Designmena.com learns about the work of Leigh & Orange, including its flagship equestrian centre,  from principal director David Stanford

What projects are L&O working on in the Middle East?
We continue to work on Leigh & Orange’s landmark Al Shaqab Equestrian Academy at Education City in Doha, Qatar. The main arena is complete and a few weeks ago it successfully hosted its first major equestrian event.  Meanwhile, construction and fit-out works continue on other parts of the 100ha campus.  In recent years we have completed a number of sports facilities in the region and currently have residential, retail, office park and healthcare projects under construction in Qatar, Bahrain and the UAE.
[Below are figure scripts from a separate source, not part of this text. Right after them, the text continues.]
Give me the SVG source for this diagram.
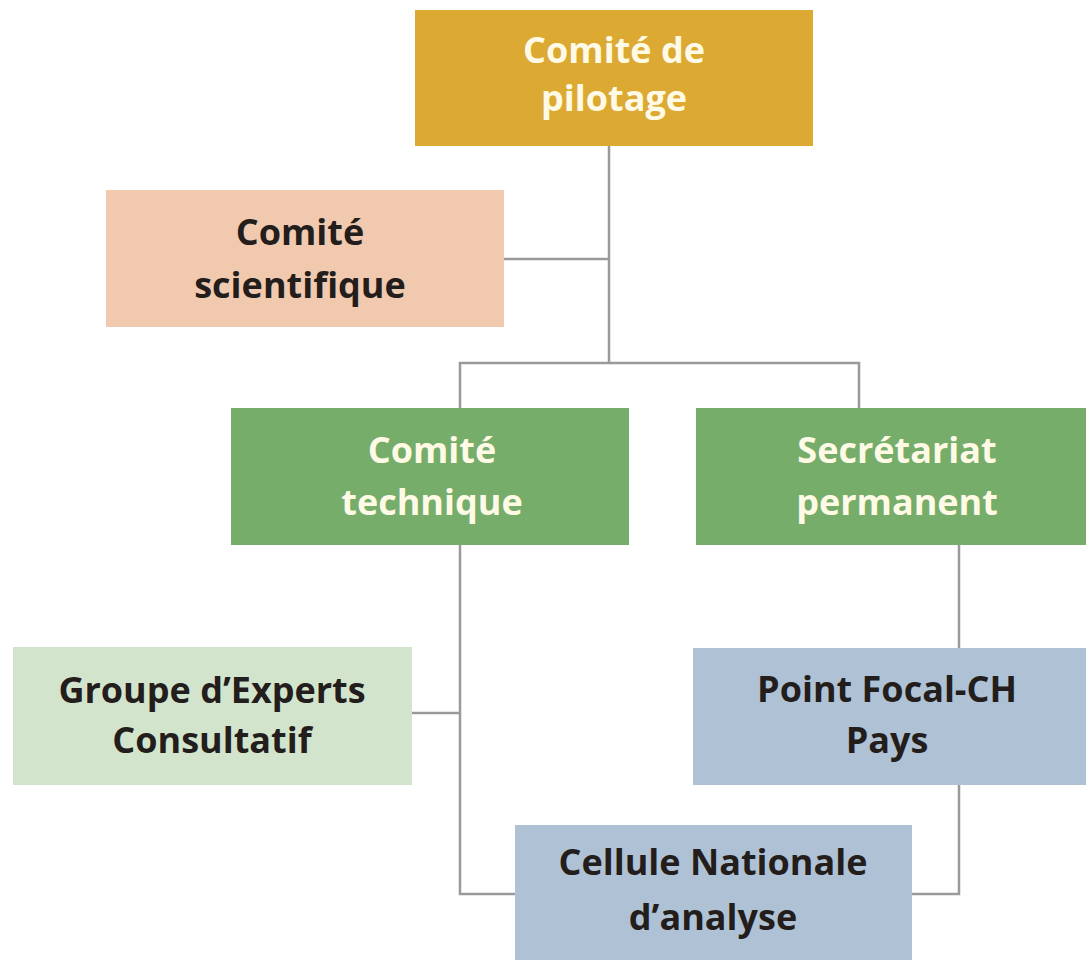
<svg xmlns="http://www.w3.org/2000/svg" width="1086" height="960" viewBox="0 0 1086 960">
<style>
.t{font-family:"Open Sans","Liberation Sans",sans-serif;font-weight:700;font-size:36px;text-anchor:middle}
.light{fill:#FFFAE6}
.dark{fill:#231d1c}
.conn{fill:none;stroke:#9a9a9a;stroke-width:2.5}
</style>
<rect width="1086" height="960" fill="#ffffff"/>
<g id="connectors">
<path class="conn" d="M609,146 V363"/>
<path class="conn" d="M504,259 H609"/>
<path class="conn" d="M460,408 V363 H859 V408"/>
<path class="conn" d="M460,545 V894 H515"/>
<path class="conn" d="M412,713 H460"/>
<path class="conn" d="M959,545 V648"/>
<path class="conn" d="M959,785 V894 H912"/>
</g>
<g id="pilotage">
<rect x="415" y="10" width="398" height="136" fill="#DCAA33"/>
<text class="t light" x="614" y="63">Comité de</text>
<text class="t light" x="614" y="111">pilotage</text>
</g>
<g id="scientifique">
<rect x="106" y="190" width="398" height="137" fill="#F1C9AF"/>
<text class="t dark" x="300" y="245">Comité</text>
<text class="t dark" x="300" y="298">scientifique</text>
</g>
<g id="technique">
<rect x="231" y="408" width="398" height="137" fill="#77AD6A"/>
<text class="t light" x="432" y="463">Comité</text>
<text class="t light" x="432" y="515">technique</text>
</g>
<g id="secretariat">
<rect x="696" y="408" width="390" height="137" fill="#77AD6A"/>
<text class="t light" x="897" y="463">Secrétariat</text>
<text class="t light" x="897" y="515">permanent</text>
</g>
<g id="groupe">
<rect x="13" y="647" width="399" height="138" fill="#D3E4CC"/>
<text class="t dark" x="212" y="703">Groupe d’Experts</text>
<text class="t dark" x="212" y="753">Consultatif</text>
</g>
<g id="pointfocal">
<rect x="693" y="648" width="393" height="137" fill="#AFC2D5"/>
<text class="t dark" x="887" y="702">Point Focal-CH</text>
<text class="t dark" x="887" y="753">Pays</text>
</g>
<g id="cellule">
<rect x="515" y="825" width="397" height="135" fill="#AFC2D5"/>
<text class="t dark" x="713" y="875">Cellule Nationale</text>
<text class="t dark" x="713" y="930">d’analyse</text>
</g>
</svg>
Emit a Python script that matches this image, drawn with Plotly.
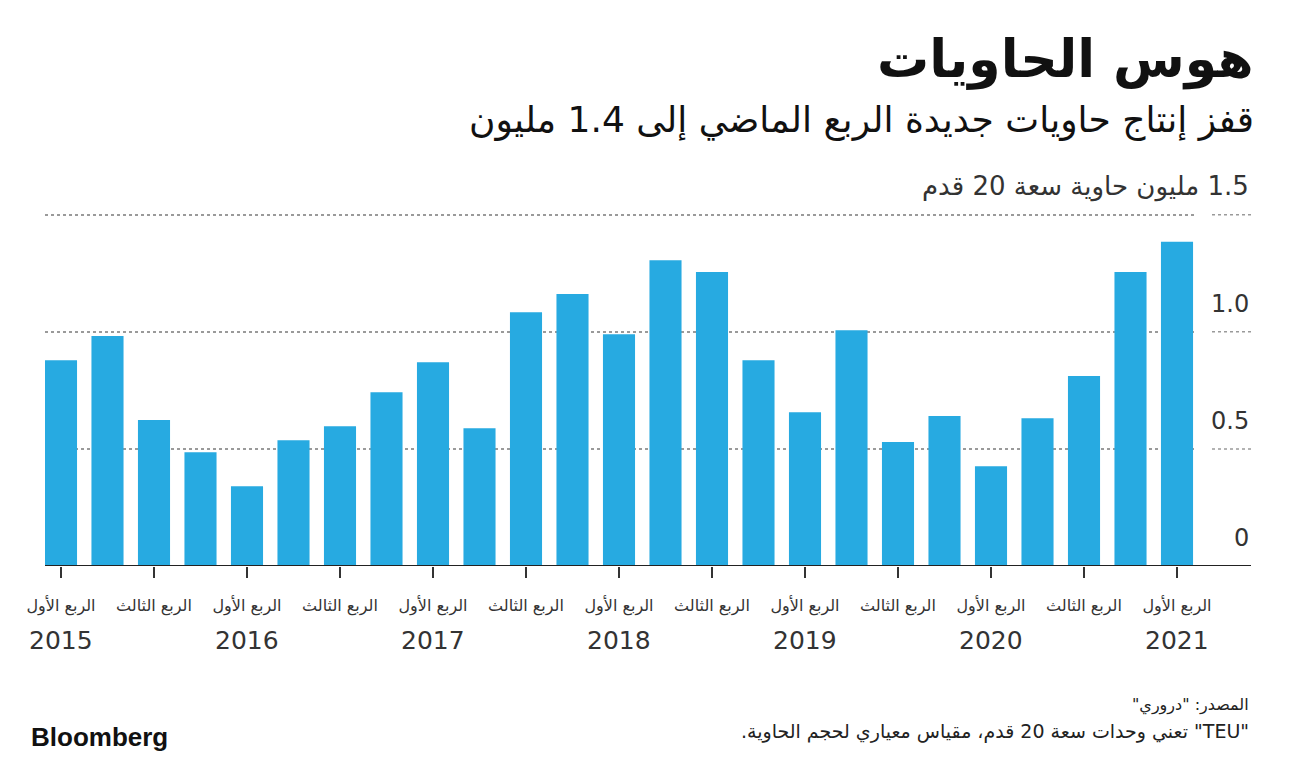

What are the key markets that you are targeting?
We are concentrating on the Qatar market while being very open to opportunities elsewhere. We find that our unique portfolio of equine design can take us into unexpected places – while the upcoming World Cup event in Qatar offers many opportunities that match Leigh & Orange’s expertise in the sports, transport, medical, hospitality and mixed use sectors.

Who is your favourite architect of all time?
As a teenager I was lucky enough to live on a day to day basis with buildings by the 19th century English architect William Butterfield. His mastery of form and colour remains with me. His design of All Saints, Margaret Street in London is both an object lesson in how to develop a tight urban site and an inspiring respite from the West End.

What is your favourite city in the Middle East?
If it counts as part of the Middle East, Istanbul for its wonderful combination of city, history and sea. Otherwise, Dubai wins for its total lack of fear – Sheikh Zayed Road to the south of the World Trade Centre is one of the most exhilarating streets in the world.

What is your favourite building in the Middle East?
At the moment, I am still enjoying the work of my colleagues at Leigh & Orange on the Al Shaqab Equestrian Academy in Doha. The buildings are offset very well by the landscaping – designed by Cracknell – which responsibly minimises the need for irrigation while using form and texture in a very attractive way.